14.2 No variation of the Contract shall be effective unless agreed in writing by DKSH and the Customer.
14.3 Failure by DKSH to exercise or enforce any rights hereunder shall not be deemed to be a waiver of any such right or operate so as to bar the exercise or enforcement thereof at any time or times thereafter.
14.4 If any provision or part of a provision of these Terms shall be found by any court of competent jurisdiction to be invalid, illegal or unenforceable, it shall be deemed deleted but should not affect the rest of the Terms, all of which shall remain in full force and effect.
14.5 The Customer may not assign, novate, transfer or sub-contract all or any of its rights or obligations under any Contract without the prior written consent of DKSH.

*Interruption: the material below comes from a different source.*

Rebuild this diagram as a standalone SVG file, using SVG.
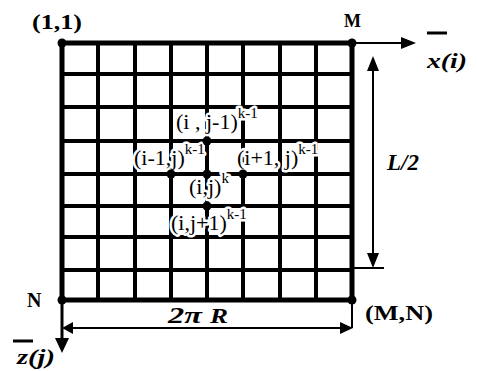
<svg xmlns="http://www.w3.org/2000/svg" width="477" height="371" viewBox="0 0 477 371">
<defs>
<style>
.grid{stroke:#000;stroke-width:4;fill:none;stroke-linecap:square}
.border{stroke:#000;stroke-width:5;fill:none}
.thin{stroke:#000;stroke-width:2;fill:none}
.ah{fill:#000}
.dot{fill:#000}
.lbl{font-family:"Liberation Serif",serif;font-size:22px;fill:#000;stroke:#fff;stroke-width:5;paint-order:stroke;stroke-linejoin:round}
.sup{font-size:15px}
.b{font-family:"Liberation Serif",serif;font-weight:bold;fill:#000}
.bi{font-family:"Liberation Serif",serif;font-weight:bold;font-style:italic;fill:#000}
</style>
</defs>
<rect width="477" height="371" fill="#fff"/>
<g id="grid">
<path class="grid" d="M98,43V300M135,43V300M171,43V300M207,43V300M243,43V300M280,43V300M316,43V300"/>
<path class="grid" d="M62,74H352M62,107H352M62,141H352M62,174H352M62,206H352M62,237H352M62,270H352"/>
<rect class="border" x="62" y="43" width="290" height="257"/>
</g>
<g id="connectors">
<line class="thin" x1="352" y1="43" x2="402" y2="43"/>
<polygon class="ah" points="416,43 401,37 401,49"/>
<line class="thin" x1="373" y1="68" x2="373" y2="256"/>
<polygon class="ah" points="373,56 367,71 379,71"/>
<polygon class="ah" points="373,268 367,253 379,253"/>
<line class="thin" x1="352" y1="268" x2="384" y2="268"/>
<line class="grid" x1="62" y1="300" x2="62" y2="340" style="stroke-width:3"/>
<polygon class="ah" points="62,353 55,338 69,338"/>
<line class="thin" x1="70" y1="328" x2="342" y2="328"/>
<polygon class="ah" points="62,328 73,322 73,334"/>
<polygon class="ah" points="353,328 340,322 340,334"/>
<line class="thin" x1="352" y1="300" x2="352" y2="328"/>
</g>
<g id="labels-center">
<text class="lbl" x="176" y="129">(i , j-1)<tspan class="sup" dy="-11">k-1</tspan></text>
<text class="lbl" x="134" y="165">(i-1,j)<tspan class="sup" dy="-11">k-1</tspan></text>
<text class="lbl" x="237" y="165">(i+1, j)<tspan class="sup" dy="-11">k-1</tspan></text>
<text class="lbl" x="189" y="194">(i,j)<tspan class="sup" dy="-11">k</tspan></text>
<text class="lbl" x="171" y="230">(i,j+1)<tspan class="sup" dy="-11">k-1</tspan></text>
</g>
<g id="dots">
<circle class="dot" cx="62" cy="43" r="4.5"/>
<circle class="dot" cx="352" cy="43" r="4.5"/>
<circle class="dot" cx="62" cy="300" r="4.5"/>
<circle class="dot" cx="352" cy="300" r="4.5"/>
<circle class="dot" cx="207" cy="141" r="4.5"/>
<circle class="dot" cx="171" cy="174" r="4.5"/>
<circle class="dot" cx="207" cy="174" r="4.5"/>
<circle class="dot" cx="243" cy="174" r="4.5"/>
<circle class="dot" cx="207" cy="206" r="4.5"/>
</g>
<g id="node-11"><text class="b" x="32" y="29" font-size="21" textLength="50" lengthAdjust="spacingAndGlyphs">(1,1)</text></g>
<g id="node-M"><text class="b" x="344" y="27" font-size="18">M</text></g>
<g id="node-N"><text class="b" x="27" y="307" font-size="20">N</text></g>
<g id="node-MN"><text class="b" x="365" y="320" font-size="22" textLength="68" lengthAdjust="spacingAndGlyphs">(M,N)</text></g>
<g id="axis-x">
<line x1="427" y1="33" x2="447" y2="33" stroke="#000" stroke-width="3"/>
<text class="bi" x="427" y="68" font-size="22" textLength="40" lengthAdjust="spacingAndGlyphs">x(i)</text>
</g>
<g id="axis-z">
<line x1="13" y1="341" x2="33" y2="341" stroke="#000" stroke-width="3"/>
<text class="bi" x="17" y="364" font-size="22" textLength="38" lengthAdjust="spacingAndGlyphs">z(j)</text>
</g>
<g id="dim-L"><text class="bi" x="387" y="170" font-size="23">L/2</text></g>
<g id="dim-2piR"><text class="bi" x="168" y="323" font-size="24" textLength="60" lengthAdjust="spacingAndGlyphs">2π <tspan font-size="20">R</tspan></text></g>
</svg>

14.6 The Contract does not give rise to any rights under the Contracts (Rights of Third Parties) Act 1999 to enforce any term of the Contract.
15. Applicable Law, Jurisdiction and Collection Proceedings
15.1 The Contract, and any dispute or claim (including non-contractual disputes or claims) arising out of or in connection with it or its subject matter or formation, shall be governed by and construed in accordance with the law of England and Wales to the exclusion of any conflict of laws including, but not limited to, the United Nations Convention on Contracts for the International Sales of Goods.
15.2 The place of performance for all obligations shall be DKSH’s principal place of business in the UK at 32 Threadneedle Street, London, EC2R 8AY, provided that nothing to the contrary has been agreed upon expressly in writing. For Customers domiciled abroad, DKSH’s principal place of business in the UK shall be the recognised place for debt collection proceedings.
15.3 DKSH and the Customer irrevocably agrees that the courts of England and Wales shall have exclusive jurisdiction to settle any dispute or claim (including non-contractual disputes or claims) arising out of or in connection with the Contract or its subject matter or formation, provided that the Parties have not expressly and in writing agreed to mediation or arbitration. DKSH reserves the right to initiate debt collection or other proceedings against the Customer in any other place provided by law.